» **What needs to be done**
Write out the listing below without alteration, omitting its pictures.

» **Data block**
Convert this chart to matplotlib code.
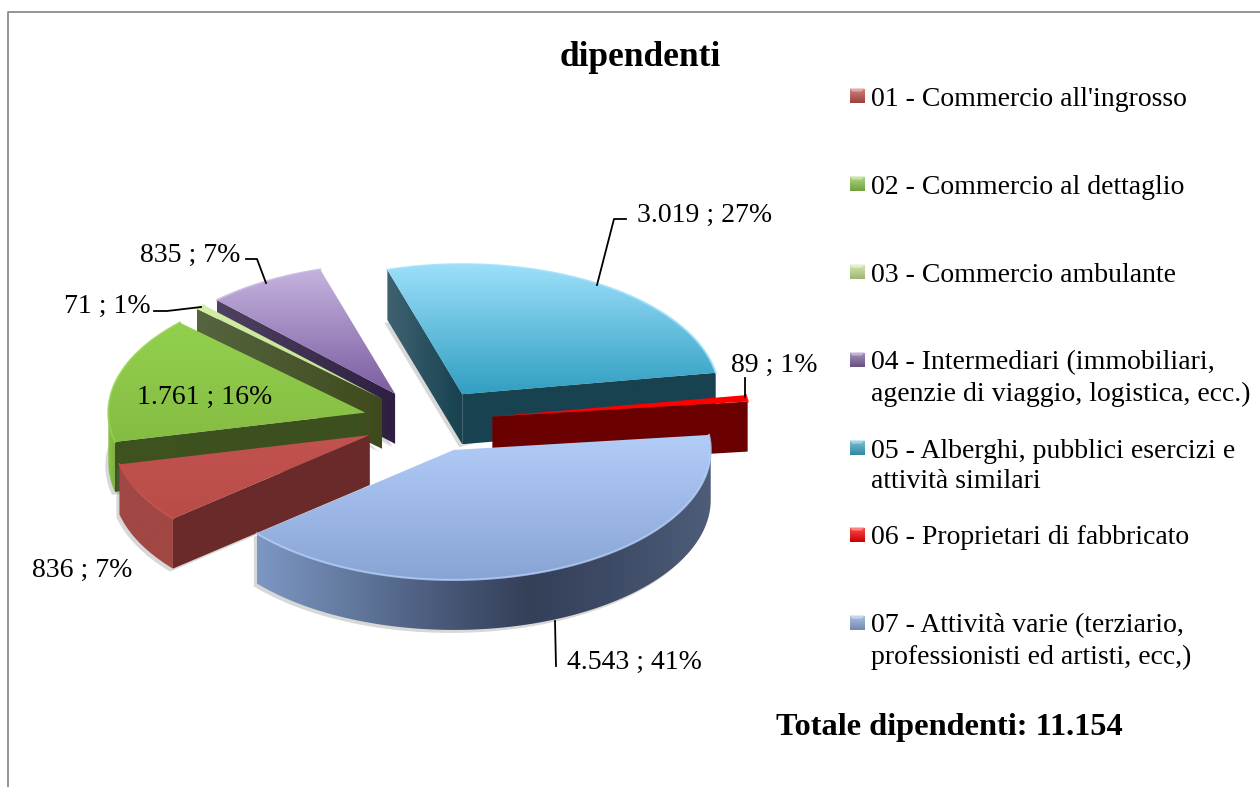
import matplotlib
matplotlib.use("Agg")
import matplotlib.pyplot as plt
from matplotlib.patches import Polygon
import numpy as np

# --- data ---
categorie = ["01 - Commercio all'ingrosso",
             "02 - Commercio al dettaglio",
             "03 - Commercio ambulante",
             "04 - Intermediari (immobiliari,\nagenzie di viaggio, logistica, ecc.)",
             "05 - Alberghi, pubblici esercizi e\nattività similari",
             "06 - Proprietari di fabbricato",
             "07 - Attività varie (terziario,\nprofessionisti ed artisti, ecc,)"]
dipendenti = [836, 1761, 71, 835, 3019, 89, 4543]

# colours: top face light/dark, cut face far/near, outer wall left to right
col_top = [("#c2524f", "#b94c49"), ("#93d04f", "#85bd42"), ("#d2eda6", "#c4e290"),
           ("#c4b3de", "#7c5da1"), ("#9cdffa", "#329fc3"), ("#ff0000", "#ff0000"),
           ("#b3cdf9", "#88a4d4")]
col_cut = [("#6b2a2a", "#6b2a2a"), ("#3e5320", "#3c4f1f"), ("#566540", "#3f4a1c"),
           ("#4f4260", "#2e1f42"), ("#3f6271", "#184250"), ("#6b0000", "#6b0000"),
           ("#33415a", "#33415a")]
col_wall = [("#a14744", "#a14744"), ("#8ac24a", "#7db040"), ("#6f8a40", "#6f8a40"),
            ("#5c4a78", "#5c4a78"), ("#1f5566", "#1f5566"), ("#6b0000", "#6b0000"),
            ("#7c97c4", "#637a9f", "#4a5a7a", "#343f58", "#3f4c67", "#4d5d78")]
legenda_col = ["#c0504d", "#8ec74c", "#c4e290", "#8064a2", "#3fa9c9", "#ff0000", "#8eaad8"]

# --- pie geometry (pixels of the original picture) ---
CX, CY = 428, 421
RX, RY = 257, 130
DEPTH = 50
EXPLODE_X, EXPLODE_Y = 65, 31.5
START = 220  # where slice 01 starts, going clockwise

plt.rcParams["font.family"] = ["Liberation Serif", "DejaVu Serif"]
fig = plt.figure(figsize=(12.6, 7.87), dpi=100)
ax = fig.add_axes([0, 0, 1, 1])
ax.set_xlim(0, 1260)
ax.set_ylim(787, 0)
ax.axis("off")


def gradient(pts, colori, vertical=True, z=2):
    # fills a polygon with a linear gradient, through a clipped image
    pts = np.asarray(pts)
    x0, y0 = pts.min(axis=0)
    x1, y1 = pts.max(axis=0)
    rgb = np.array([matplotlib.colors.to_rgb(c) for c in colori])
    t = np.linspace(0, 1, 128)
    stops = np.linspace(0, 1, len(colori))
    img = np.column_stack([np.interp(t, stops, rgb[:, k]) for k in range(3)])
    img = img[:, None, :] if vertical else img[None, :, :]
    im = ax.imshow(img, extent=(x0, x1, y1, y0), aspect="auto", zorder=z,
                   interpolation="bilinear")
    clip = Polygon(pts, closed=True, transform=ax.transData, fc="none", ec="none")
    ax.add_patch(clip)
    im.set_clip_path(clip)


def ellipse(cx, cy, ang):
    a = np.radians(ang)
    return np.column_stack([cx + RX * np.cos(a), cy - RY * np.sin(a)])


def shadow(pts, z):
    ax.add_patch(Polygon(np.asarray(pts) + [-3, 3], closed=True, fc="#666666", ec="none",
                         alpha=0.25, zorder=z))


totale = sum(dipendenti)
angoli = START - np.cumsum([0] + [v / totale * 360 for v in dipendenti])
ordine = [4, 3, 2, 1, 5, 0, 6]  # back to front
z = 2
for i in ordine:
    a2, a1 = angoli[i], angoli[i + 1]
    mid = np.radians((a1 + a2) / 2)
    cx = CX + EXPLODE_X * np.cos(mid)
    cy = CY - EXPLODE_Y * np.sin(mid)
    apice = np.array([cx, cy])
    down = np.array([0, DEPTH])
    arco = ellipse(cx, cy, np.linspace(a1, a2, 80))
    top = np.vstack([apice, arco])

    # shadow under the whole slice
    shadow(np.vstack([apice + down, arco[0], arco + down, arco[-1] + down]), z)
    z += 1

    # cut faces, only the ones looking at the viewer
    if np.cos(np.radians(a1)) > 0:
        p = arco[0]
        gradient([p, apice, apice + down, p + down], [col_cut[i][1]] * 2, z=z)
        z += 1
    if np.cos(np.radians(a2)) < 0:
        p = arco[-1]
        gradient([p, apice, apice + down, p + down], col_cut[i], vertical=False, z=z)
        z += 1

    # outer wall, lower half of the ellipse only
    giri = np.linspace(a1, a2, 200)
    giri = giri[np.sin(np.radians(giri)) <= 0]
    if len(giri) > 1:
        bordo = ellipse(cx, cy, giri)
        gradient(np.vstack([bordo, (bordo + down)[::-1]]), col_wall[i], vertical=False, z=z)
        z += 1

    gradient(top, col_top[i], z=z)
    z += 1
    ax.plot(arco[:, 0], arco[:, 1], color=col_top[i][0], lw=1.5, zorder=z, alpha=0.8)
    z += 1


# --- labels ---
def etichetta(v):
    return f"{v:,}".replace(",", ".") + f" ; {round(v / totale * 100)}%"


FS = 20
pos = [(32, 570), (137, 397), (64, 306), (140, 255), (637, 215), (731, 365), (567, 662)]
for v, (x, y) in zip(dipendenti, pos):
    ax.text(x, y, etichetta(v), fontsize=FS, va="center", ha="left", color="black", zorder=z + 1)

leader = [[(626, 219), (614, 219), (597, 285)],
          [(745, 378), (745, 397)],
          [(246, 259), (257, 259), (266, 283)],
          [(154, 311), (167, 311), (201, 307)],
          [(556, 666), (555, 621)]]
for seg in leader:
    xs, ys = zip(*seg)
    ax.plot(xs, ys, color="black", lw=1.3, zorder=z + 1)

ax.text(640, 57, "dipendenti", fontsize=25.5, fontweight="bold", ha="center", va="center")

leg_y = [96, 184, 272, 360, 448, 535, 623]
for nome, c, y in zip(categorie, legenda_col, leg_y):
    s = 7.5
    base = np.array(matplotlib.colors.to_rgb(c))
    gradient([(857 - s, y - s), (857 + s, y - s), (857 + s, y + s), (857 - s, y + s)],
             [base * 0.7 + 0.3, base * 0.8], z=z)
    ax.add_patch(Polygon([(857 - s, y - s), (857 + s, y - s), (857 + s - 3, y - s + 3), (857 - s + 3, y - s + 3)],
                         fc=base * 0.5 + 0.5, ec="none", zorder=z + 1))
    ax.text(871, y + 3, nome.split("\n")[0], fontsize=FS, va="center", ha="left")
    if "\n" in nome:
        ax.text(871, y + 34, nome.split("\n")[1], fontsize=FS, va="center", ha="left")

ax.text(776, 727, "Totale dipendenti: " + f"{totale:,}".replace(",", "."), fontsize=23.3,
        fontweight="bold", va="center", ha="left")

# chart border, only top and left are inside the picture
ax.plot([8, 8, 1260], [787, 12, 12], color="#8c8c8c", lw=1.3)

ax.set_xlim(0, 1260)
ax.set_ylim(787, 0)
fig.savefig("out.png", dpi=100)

» **Solution for this task**
Convert this chart to matplotlib code.
import matplotlib
matplotlib.use("Agg")
import matplotlib.pyplot as plt
from matplotlib.patches import Polygon
import numpy as np

# --- data ---
categorie = ["01 - Commercio all'ingrosso",
             "02 - Commercio al dettaglio",
             "03 - Commercio ambulante",
             "04 - Intermediari (immobiliari,\nagenzie di viaggio, logistica, ecc.)",
             "05 - Alberghi, pubblici esercizi e\nattività similari",
             "06 - Proprietari di fabbricato",
             "07 - Attività varie (terziario,\nprofessionisti ed artisti, ecc,)"]
dipendenti = [836, 1761, 71, 835, 3019, 89, 4543]

# colours: top face light/dark, cut face far/near, outer wall left to right
col_top = [("#c2524f", "#b94c49"), ("#93d04f", "#85bd42"), ("#d2eda6", "#c4e290"),
           ("#c4b3de", "#7c5da1"), ("#9cdffa", "#329fc3"), ("#ff0000", "#ff0000"),
           ("#b3cdf9", "#88a4d4")]
col_cut = [("#6b2a2a", "#6b2a2a"), ("#3e5320", "#3c4f1f"), ("#566540", "#3f4a1c"),
           ("#4f4260", "#2e1f42"), ("#3f6271", "#184250"), ("#6b0000", "#6b0000"),
           ("#33415a", "#33415a")]
col_wall = [("#a14744", "#a14744"), ("#8ac24a", "#7db040"), ("#6f8a40", "#6f8a40"),
            ("#5c4a78", "#5c4a78"), ("#1f5566", "#1f5566"), ("#6b0000", "#6b0000"),
            ("#7c97c4", "#637a9f", "#4a5a7a", "#343f58", "#3f4c67", "#4d5d78")]
legenda_col = ["#c0504d", "#8ec74c", "#c4e290", "#8064a2", "#3fa9c9", "#ff0000", "#8eaad8"]

# --- pie geometry (pixels of the original picture) ---
CX, CY = 428, 421
RX, RY = 257, 130
DEPTH = 50
EXPLODE_X, EXPLODE_Y = 65, 31.5
START = 220  # where slice 01 starts, going clockwise

plt.rcParams["font.family"] = ["Liberation Serif", "DejaVu Serif"]
fig = plt.figure(figsize=(12.6, 7.87), dpi=100)
ax = fig.add_axes([0, 0, 1, 1])
ax.set_xlim(0, 1260)
ax.set_ylim(787, 0)
ax.axis("off")


def gradient(pts, colori, vertical=True, z=2):
    # fills a polygon with a linear gradient, through a clipped image
    pts = np.asarray(pts)
    x0, y0 = pts.min(axis=0)
    x1, y1 = pts.max(axis=0)
    rgb = np.array([matplotlib.colors.to_rgb(c) for c in colori])
    t = np.linspace(0, 1, 128)
    stops = np.linspace(0, 1, len(colori))
    img = np.column_stack([np.interp(t, stops, rgb[:, k]) for k in range(3)])
    img = img[:, None, :] if vertical else img[None, :, :]
    im = ax.imshow(img, extent=(x0, x1, y1, y0), aspect="auto", zorder=z,
                   interpolation="bilinear")
    clip = Polygon(pts, closed=True, transform=ax.transData, fc="none", ec="none")
    ax.add_patch(clip)
    im.set_clip_path(clip)


def ellipse(cx, cy, ang):
    a = np.radians(ang)
    return np.column_stack([cx + RX * np.cos(a), cy - RY * np.sin(a)])


def shadow(pts, z):
    ax.add_patch(Polygon(np.asarray(pts) + [-3, 3], closed=True, fc="#666666", ec="none",
                         alpha=0.25, zorder=z))


totale = sum(dipendenti)
angoli = START - np.cumsum([0] + [v / totale * 360 for v in dipendenti])
ordine = [4, 3, 2, 1, 5, 0, 6]  # back to front
z = 2
for i in ordine:
    a2, a1 = angoli[i], angoli[i + 1]
    mid = np.radians((a1 + a2) / 2)
    cx = CX + EXPLODE_X * np.cos(mid)
    cy = CY - EXPLODE_Y * np.sin(mid)
    apice = np.array([cx, cy])
    down = np.array([0, DEPTH])
    arco = ellipse(cx, cy, np.linspace(a1, a2, 80))
    top = np.vstack([apice, arco])

    # shadow under the whole slice
    shadow(np.vstack([apice + down, arco[0], arco + down, arco[-1] + down]), z)
    z += 1

    # cut faces, only the ones looking at the viewer
    if np.cos(np.radians(a1)) > 0:
        p = arco[0]
        gradient([p, apice, apice + down, p + down], [col_cut[i][1]] * 2, z=z)
        z += 1
    if np.cos(np.radians(a2)) < 0:
        p = arco[-1]
        gradient([p, apice, apice + down, p + down], col_cut[i], vertical=False, z=z)
        z += 1

    # outer wall, lower half of the ellipse only
    giri = np.linspace(a1, a2, 200)
    giri = giri[np.sin(np.radians(giri)) <= 0]
    if len(giri) > 1:
        bordo = ellipse(cx, cy, giri)
        gradient(np.vstack([bordo, (bordo + down)[::-1]]), col_wall[i], vertical=False, z=z)
        z += 1

    gradient(top, col_top[i], z=z)
    z += 1
    ax.plot(arco[:, 0], arco[:, 1], color=col_top[i][0], lw=1.5, zorder=z, alpha=0.8)
    z += 1


# --- labels ---
def etichetta(v):
    return f"{v:,}".replace(",", ".") + f" ; {round(v / totale * 100)}%"


FS = 20
pos = [(32, 570), (137, 397), (64, 306), (140, 255), (637, 215), (731, 365), (567, 662)]
for v, (x, y) in zip(dipendenti, pos):
    ax.text(x, y, etichetta(v), fontsize=FS, va="center", ha="left", color="black", zorder=z + 1)

leader = [[(626, 219), (614, 219), (597, 285)],
          [(745, 378), (745, 397)],
          [(246, 259), (257, 259), (266, 283)],
          [(154, 311), (167, 311), (201, 307)],
          [(556, 666), (555, 621)]]
for seg in leader:
    xs, ys = zip(*seg)
    ax.plot(xs, ys, color="black", lw=1.3, zorder=z + 1)

ax.text(640, 57, "dipendenti", fontsize=25.5, fontweight="bold", ha="center", va="center")

leg_y = [96, 184, 272, 360, 448, 535, 623]
for nome, c, y in zip(categorie, legenda_col, leg_y):
    s = 7.5
    base = np.array(matplotlib.colors.to_rgb(c))
    gradient([(857 - s, y - s), (857 + s, y - s), (857 + s, y + s), (857 - s, y + s)],
             [base * 0.7 + 0.3, base * 0.8], z=z)
    ax.add_patch(Polygon([(857 - s, y - s), (857 + s, y - s), (857 + s - 3, y - s + 3), (857 - s + 3, y - s + 3)],
                         fc=base * 0.5 + 0.5, ec="none", zorder=z + 1))
    ax.text(871, y + 3, nome.split("\n")[0], fontsize=FS, va="center", ha="left")
    if "\n" in nome:
        ax.text(871, y + 34, nome.split("\n")[1], fontsize=FS, va="center", ha="left")

ax.text(776, 727, "Totale dipendenti: " + f"{totale:,}".replace(",", "."), fontsize=23.3,
        fontweight="bold", va="center", ha="left")

# chart border, only top and left are inside the picture
ax.plot([8, 8, 1260], [787, 12, 12], color="#8c8c8c", lw=1.3)

ax.set_xlim(0, 1260)
ax.set_ylim(787, 0)
fig.savefig("out.png", dpi=100)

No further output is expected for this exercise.